RuntimeError: One of the differentiated Tensors appears to not have been used in the graph. Set allow_unused=True if this is the desired behavior.

Here’s the code.

optimizer = torch.optim.Adam(**parameters of conv 1-3, 5**, lr) 
optimizer_ = torch.optim.Adam(**parameters of conv 4**, lr)

# Training
        .
        .
        loss = ct(output, labels)
        Cont_loss = ct2(conv4_out, labels)
        loss.backward(retain_graph=True)
        cont_params = list(conv4.parameters())
        grads = autograd.grad(Cont_loss, inputs= cont_params)
        for p, g in zip(cont_params, grads):
            p.grad += g
        optimizer_.step()
        optimizer.step() 
        optimizer_.zero_grad()                               
        optimizer.zero_grad()

albanD · December 7, 2020, 2:59pm

The part of the code you shared looks good.

For the error, you want to make sure that all the params were actually used to compute the loss.

Hdk · December 7, 2020, 3:30pm

As you can see that for cont_loss calculation, I am giving output of 4th layer as input.

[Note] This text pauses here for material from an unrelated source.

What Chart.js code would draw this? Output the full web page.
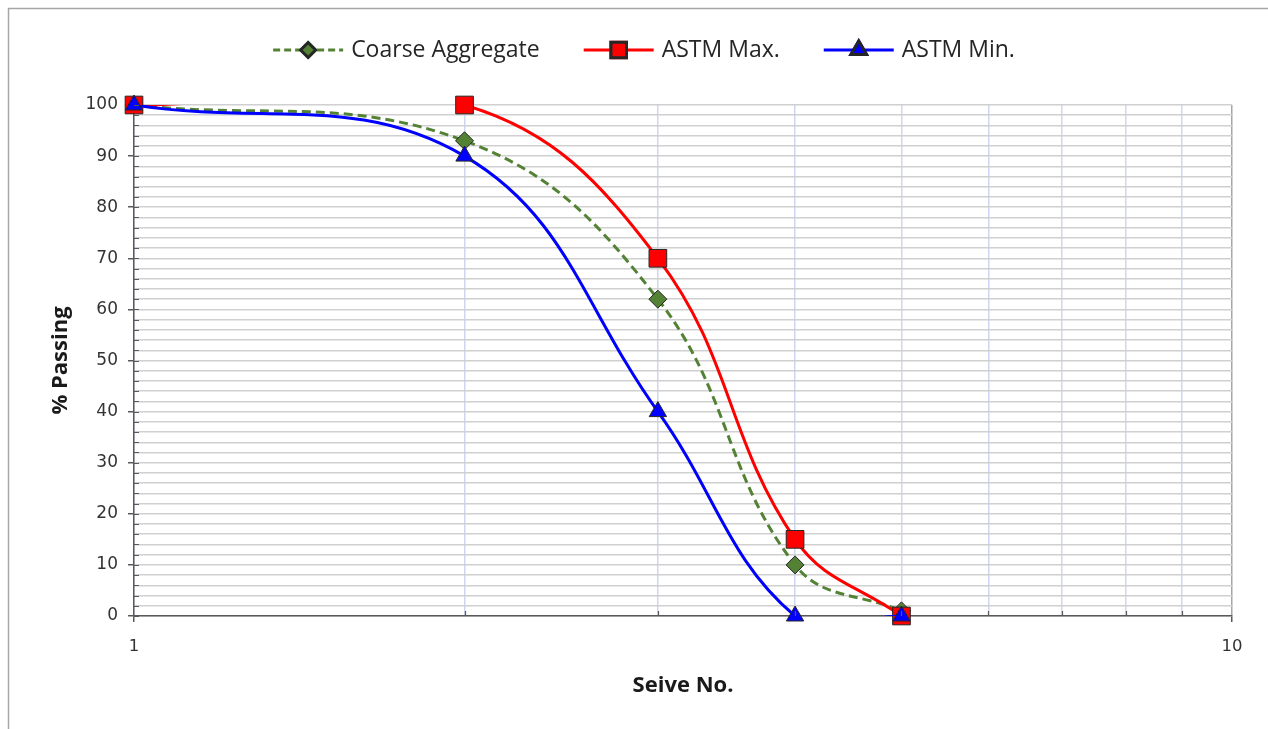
<!DOCTYPE html>
<html>
<head>
<meta charset="utf-8">
<script src="https://cdn.jsdelivr.net/npm/chart.js@4"></script>
<style>
  html, body { margin: 0; padding: 0; background: #fff; }
  #wrap { width: 1268px; height: 729px; position: relative; }
</style>
</head>
<body>
<div id="wrap"><canvas id="sieve-chart" width="1268" height="729"></canvas></div>
<script>
const sieveNo = [1, 2, 3, 4, 5];
const coarseAggregate = [100, 93, 62, 10, 1];
const astmMax = [100, 100, 70, 15, 0];
const astmMin = [100, 90, 40, 0, 0];

const legendNames = ["Coarse Aggregate", "ASTM Max.", "ASTM Min."];
const xTickLabels = [1, 10];

const toPoints = (values) => sieveNo.map((x, i) => ({ x, y: values[i] }));

const labelFont = "'Open Sans', Lato, sans-serif";
const tickFont = "'DejaVu Sans', sans-serif";

const series = [
  { name: legendNames[0], values: coarseAggregate, color: "#548235", fill: "#548235",
    dash: [9, 5], style: "rectRot", radius: 9 },
  { name: legendNames[1], values: astmMax, color: "#ff0000", fill: "#ff0000",
    dash: [], style: "rect", radius: 12.5 },
  { name: legendNames[2], values: astmMin, color: "#0000ff", fill: "#0000ff",
    dash: [], style: "triangle", radius: 10 },
];

// each series: a clipped smooth line, then its markers (not clipped, like Excel)
const datasets = [];
series.forEach((s, i) => {
  datasets.push({
    label: s.name,
    data: toPoints(s.values),
    borderColor: s.color,
    borderWidth: 3,
    borderDash: s.dash,
    tension: 0.4,
    capBezierPoints: false,
    pointRadius: 0,
    fill: false,
    order: 10 - i * 2,
  });
  datasets.push({
    label: s.name + " markers",
    data: toPoints(s.values),
    showLine: false,
    clip: false,
    pointStyle: s.style,
    pointRadius: s.radius,
    pointBackgroundColor: s.fill,
    pointBorderColor: "#262626",
    pointBorderWidth: 1,
    order: 9 - i * 2,
  });
});

const framePlugin = {
  id: "frame",
  beforeDraw(chart) {
    const c = chart.ctx;
    c.save();
    c.fillStyle = "#ffffff";
    c.fillRect(0, 0, chart.width, chart.height);
    c.strokeStyle = "#a6a6a6";
    c.lineWidth = 1.5;
    c.beginPath();
    c.moveTo(8.5, chart.height);
    c.lineTo(8.5, 8.5);
    c.lineTo(chart.width, 8.5);
    c.stroke();
    c.restore();
  },
};

// small inward minor ticks along both axes
const minorTicks = {
  id: "minorTicks",
  afterDraw(chart) {
    const c = chart.ctx;
    const x = chart.scales.x;
    const y = chart.scales.y;
    const area = chart.chartArea;
    c.save();
    c.strokeStyle = "#595959";
    c.lineWidth = 1.2;
    c.beginPath();
    y.ticks.forEach((t) => {
      const py = Math.round(y.getPixelForValue(t.value)) + 0.5;
      c.moveTo(area.left, py);
      c.lineTo(area.left + 5, py);
    });
    x.ticks.forEach((t) => {
      if (xTickLabels.includes(t.value)) return;
      const px = Math.round(x.getPixelForValue(t.value)) + 0.5;
      c.moveTo(px, area.bottom);
      c.lineTo(px, area.bottom - 5);
    });
    c.stroke();
    c.restore();
  },
};

const legendPlugin = {
  id: "lineLegend",
  afterDraw(chart) {
    const c = chart.ctx;
    const cy = 50;
    const sampleWidth = 70;
    const gap = 44;
    c.save();
    c.font = "23px " + labelFont;
    c.textBaseline = "middle";
    const widths = series.map((s) => sampleWidth + 8 + c.measureText(s.name).width);
    const total = widths.reduce((a, b) => a + b, 0) + gap * (series.length - 1);
    let x = 644 - total / 2;
    series.forEach((s, i) => {
      c.strokeStyle = s.color;
      c.lineWidth = 3;
      c.setLineDash(s.dash.length ? [7, 4] : []);
      c.beginPath();
      c.moveTo(x, cy);
      c.lineTo(x + sampleWidth, cy);
      c.stroke();
      c.setLineDash([]);
      Chart.helpers.drawPoint(c, {
        pointStyle: s.style,
        radius: s.style === "rect" ? 11 : s.style === "triangle" ? 9 : 7.5,
        borderWidth: 1,
      }, x + sampleWidth / 2, cy);
      c.fillStyle = s.fill;
      c.strokeStyle = "#262626";
      c.fill();
      c.stroke();
      c.fillStyle = "#262626";
      c.fillText(s.name, x + sampleWidth + 8, cy);
      x += widths[i] + gap;
    });
    c.restore();
  },
};

new Chart(document.getElementById("sieve-chart"), {
  type: "line",
  data: { datasets },
  plugins: [framePlugin, minorTicks, legendPlugin],
  options: {
    responsive: false,
    animation: false,
    devicePixelRatio: 1,
    layout: { padding: { left: 0, right: 36, top: 105, bottom: 0 } },
    plugins: {
      legend: { display: false },
      tooltip: { enabled: false },
    },
    scales: {
      x: {
        type: "logarithmic",
        min: 1,
        max: 10,
        afterBuildTicks: (scale) => {
          scale.ticks = scale.ticks.filter((t) => Number.isInteger(t.value));
        },
        afterFit: (scale) => { scale.height = 113; },
        border: { display: true, color: "#595959", width: 1.5 },
        grid: {
          color: (ctx) => (ctx.tick && ctx.tick.value === 10 ? "#a6a6a6" : "#cfd6f1"),
          lineWidth: 1.5,
          tickLength: 6,
          tickColor: (ctx) => (ctx.tick && xTickLabels.includes(ctx.tick.value) ? "#595959" : "rgba(0,0,0,0)"),
          tickWidth: 1.5,
        },
        ticks: {
          autoSkip: false,
          maxRotation: 0,
          padding: 15,
          color: "#333333",
          font: { family: tickFont, size: 16.5 },
          callback: (value) => (xTickLabels.includes(value) ? String(value) : ""),
        },
        title: {
          display: true,
          text: "Seive No.",
          color: "#1a1a1a",
          font: { family: labelFont, size: 22, weight: "bold" },
          padding: { top: 0, bottom: 30 },
        },
      },
      y: {
        min: 0,
        max: 100,
        afterFit: (scale) => { scale.width = 134; },
        border: { display: true, color: "#595959", width: 1.5 },
        grid: {
          color: "#d0d0d0",
          lineWidth: 1.5,
          tickLength: 6,
          tickColor: (ctx) => (ctx.tick && ctx.tick.value % 10 === 0 ? "#595959" : "rgba(0,0,0,0)"),
          tickWidth: 1.5,
        },
        ticks: {
          stepSize: 2,
          autoSkip: false,
          padding: 10,
          color: "#333333",
          font: { family: tickFont, size: 17 },
          callback: (value) => (value % 10 === 0 ? String(value) : ""),
        },
        title: {
          display: true,
          text: "% Passing",
          color: "#1a1a1a",
          font: { family: labelFont, size: 22, weight: "bold" },
          padding: { top: 48, bottom: 0 },
        },
      },
    },
  },
});
</script>
</body>
</html>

And for calculating this output, obviously the parameters of 4th layers are used.

So, ultimately the parameters are used in computing the loss.

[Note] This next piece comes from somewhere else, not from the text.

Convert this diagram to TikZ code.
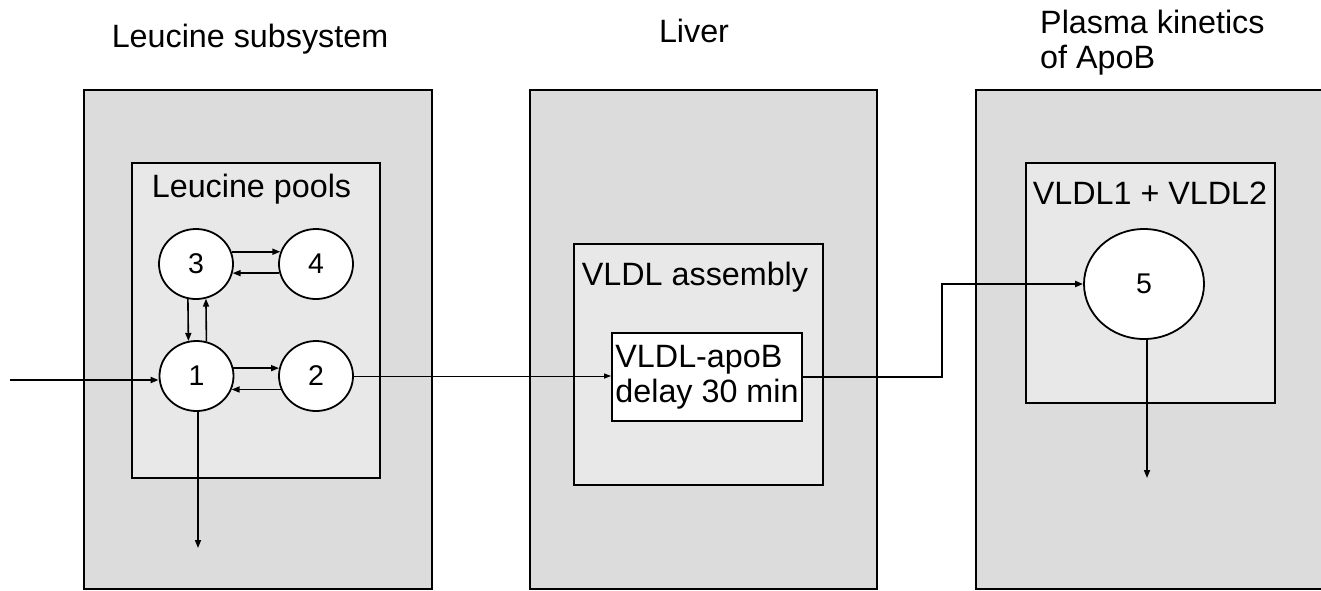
\documentclass[tikz,border=0pt]{standalone}
\usepackage{fontspec}
\setmainfont{Liberation Sans}
\usetikzlibrary{shapes.geometric,arrows.meta}
\definecolor{outerfill}{RGB}{220,220,220}
\definecolor{innerfill}{RGB}{232,232,232}
\begin{document}
\begin{tikzpicture}[x=1pt,y=-1pt,
  every node/.style={font=\fontsize{32.3}{35}\selectfont, inner sep=0pt},
  outerbox/.style={draw=black, line width=2pt, fill=outerfill},
  innerbox/.style={draw=black, line width=2pt, fill=innerfill},
  delaybox/.style={draw=black, line width=1.8pt, fill=white, align=left},
  pool/.style={ellipse, draw=black, line width=1.8pt, fill=white, inner sep=0pt,
    font=\fontsize{28.5}{30}\selectfont},
  title/.style={anchor=base},
  flow/.style={line width=1.6pt, -{Triangle[length=8pt,width=6pt]}},
  thinflow/.style={line width=1pt, -{Triangle[length=7pt,width=5pt]}},
  thickflow/.style={line width=2.6pt, -{Triangle[length=8pt,width=6pt]}}
]
\useasboundingbox (0,0) rectangle (1321,590);
\clip (0,0) rectangle (1321,590);

% outer compartments
\node[outerbox, minimum width=348pt, minimum height=499pt] (leuc) at (258,339.5) {};
\node[outerbox, minimum width=347pt, minimum height=499pt] (liver) at (703.5,339.5) {};
\node[outerbox, minimum width=359pt, minimum height=499pt] (plasma) at (1155.5,339.5) {};

% titles
\node[title] (tleuc) at (250,47.5) {Leucine subsystem};
\node[title] (tliver) at (694,42.7) {Liver};
\node[anchor=north west, align=left] (tplasma) at (1040,10) {Plasma kinetics\\of ApoB};

% inner boxes
\node[innerbox, minimum width=248pt, minimum height=315pt] (pools) at (256,320.5) {};
\node[innerbox, minimum width=249pt, minimum height=241pt] (assembly) at (698.5,364.5) {};
\node[innerbox, minimum width=249pt, minimum height=240pt] (vldl) at (1150.5,283) {};

\node[title] (tpools) at (251.5,197) {Leucine pools};
\node[title] (tassembly) at (695,285) {VLDL assembly};
\node[title] (tvldl) at (1150,204) {VLDL1 + VLDL2};

% delay box
\node[delaybox, minimum width=190pt, minimum height=88pt] (apob) at (707,377) {VLDL-apoB\\delay 30 min};

% pools
\node[pool, minimum width=74pt, minimum height=70pt] (c3) at (196,264) {3};
\node[pool, minimum width=74pt, minimum height=70pt] (c4) at (316,264) {4};
\node[pool, minimum width=74pt, minimum height=70pt] (c1) at (196.5,376) {1};
\node[pool, minimum width=74pt, minimum height=70pt] (c2) at (316,376) {2};
\node[pool, minimum width=120pt, minimum height=110pt] (c5) at (1144,284) {5};

% coordinates for free ends
\coordinate (in) at (10,380);
\coordinate (out1) at (198,548);
\coordinate (bend) at (942,284);
\coordinate (out5) at (1147,478);

% exchanges between pools
\draw[flow] (c3.19) -- (c4.161);
\draw[flow] (c4.194) -- (c3.346);
\draw[flow] (c3.257) -- (c1.103);
\draw[flow] (c1.74) -- (c3.286);
\draw[flow] (c1.12) -- (c2.168);
\draw[flow] (c2.201) -- (c1.339);

% input and loss
\draw[flow, line width=2pt] (in) -- (in -| c1.west);
\draw[flow] (c1.south -| out1) -- (out1);

% to liver and plasma
\draw[thinflow] (c2.east) -- (c2.east -| apob.west);
\draw[thickflow] (apob.east) -| (bend) -- (c5.west);
\draw[flow] (c5.south -| out5) -- (out5);
\end{tikzpicture}
\end{document}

But for this use case, bigger batch sizes yield good performance as per earlier research work. So, what should I do to make sure that GPU doesn’t go out of memory when bigger batch sizes are used?

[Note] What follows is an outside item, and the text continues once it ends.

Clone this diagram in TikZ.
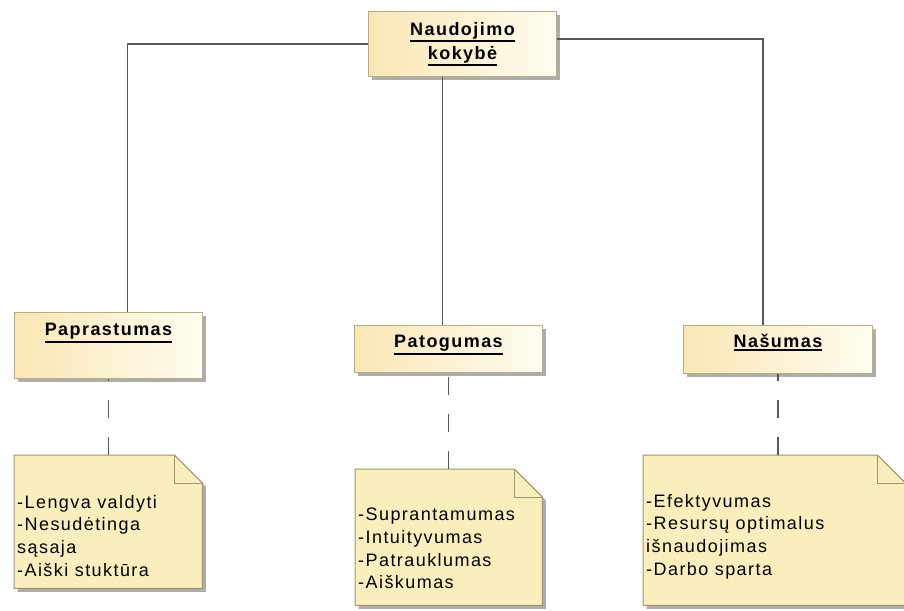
\documentclass[tikz,border=0pt]{standalone}
\usepackage{fontspec}
\newfontfamily\diafont{Liberation Sans}[LetterSpace=8.0]
\usetikzlibrary{shadows}

\definecolor{boxL}{RGB}{249,230,180}
\definecolor{boxR}{RGB}{255,253,240}
\definecolor{boxEdge}{RGB}{186,174,128}
\definecolor{noteFill}{RGB}{251,238,189}
\definecolor{noteEdge}{RGB}{160,150,108}
\definecolor{wire}{RGB}{88,88,88}

% bold title with a heavy underline
\newcommand\titleul[1]{\vtop{\hbox{#1}\kern1.6pt\hrule height 1.7pt}}

% note body with a folded top-right corner
\newcommand\dogear[1]{%
  \path[notebody] (#1.north west) -- ([xshift=-28pt]#1.north east)
    -- ([yshift=-28pt]#1.north east) -- (#1.south east) -- (#1.south west) -- cycle;
  \draw[noteEdge, line width=1pt] ([xshift=-28pt]#1.north east) |- ([yshift=-28pt]#1.north east);}

\tikzset{
  boxshadow/.style={drop shadow={shadow xshift=3.5pt, shadow yshift=-3.5pt, fill=black!32, opacity=1}},
  ubox/.style={rectangle, draw=boxEdge, line width=1pt, left color=boxL, right color=boxR,
    boxshadow, inner sep=0pt, anchor=north west,
    font=\diafont\bfseries\fontsize{18}{24}\selectfont},
  notebox/.style={rectangle, draw=none, inner sep=0pt, anchor=north west},
  notebody/.style={fill=noteFill, draw=noteEdge, line width=1pt, boxshadow},
  notetext/.style={anchor=north west, align=left, inner sep=0pt,
    font=\diafont\fontsize{18}{22.7}\selectfont},
  wire/.style={draw=wire, line width=1.3pt},
  dashwire/.style={wire, dash pattern=on 18pt off 19pt}
}

\begin{document}
\begin{tikzpicture}[x=1pt,y=-1pt]
\fill[white] (0,0) rectangle (904,610);
\useasboundingbox (0,0) rectangle (904,610);

% quality characteristics
\node[ubox, minimum width=188, minimum height=65, align=center] (use) at (368,11)
  {\titleul{Naudojimo}\\\titleul{kokybė}};
\node[ubox, minimum width=188, text height=23, text depth=43] (pap) at (14,312)
  {\titleul{Paprastumas}};
\node[ubox, minimum width=188, text height=22, text depth=25] (pat) at (354,325)
  {\titleul{Patogumas}};
\node[ubox, minimum width=189, text height=22, text depth=26] (nas) at (683,325)
  {\titleul{Našumas}};

% tree links
\coordinate (pj) at ([xshift=19pt]pap.north);
\coordinate (pm) at ([xshift=-6pt]pat.north);
\coordinate (nj) at ([xshift=-15pt]nas.north);
\coordinate (ue) at ([yshift=5pt]use.east);
\draw[wire] (use.west) -| (pj);
\draw[wire] (use.south -| pm) -- (pm);
\draw[wire] (ue) -| (nj);

% notes
\node[notebox, minimum width=188, minimum height=133] (n1) at (14,455) {};
\node[notebox, minimum width=187, minimum height=136] (n2) at (355,469) {};
\node[notebox, minimum width=262, minimum height=150] (n3) at (643,455) {};
\dogear{n1}
\dogear{n2}
\dogear{n3}

\node[notetext] (t1) at ([xshift=3pt, yshift=-40pt]n1.north west)
  {-Lengva valdyti\\-Nesudėtinga\\sąsaja\\-Aiški stuktūra};
\node[notetext] (t2) at ([xshift=3pt, yshift=-39pt]n2.north west)
  {-Suprantamumas\\-Intuityvumas\\-Patrauklumas\\-Aiškumas};
\node[notetext] (t3) at ([xshift=3pt, yshift=-39pt]n3.north west)
  {-Efektyvumas\\-Resursų optimalus\\išnaudojimas\\-Darbo sparta};

% note anchors
\draw[dashwire] (n1.north -| pap.south) -- (pap.south);
\draw[dashwire] (n2.north -| pat.south) -- (pat.south);
\draw[dashwire] (n3.north -| nas.south) -- (nas.south);
\end{tikzpicture}
\end{document}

albanD · December 8, 2020, 5:11pm

From the name of the variables, it does look like you do. But the error is still there. Are you sure you don’t have extra Parameters on that Module that are not actually used during the forward?

So, what should I do to make sure that GPU doesn’t go out of memory when bigger batch sizes are used?

You can check on this forum for solutions.
You can do things like splitting the batch and doing several forward/backward before doing the optimizer step.
Or you can use tools like torch.utils.checkpoint to try and reduce the memory usage at the cost of more computations.

Hdk · December 8, 2020, 5:46pm

Yes, I am sure, because for the same ct2 loss function module, if I do like (loss+Cont_loss).backward() then it works.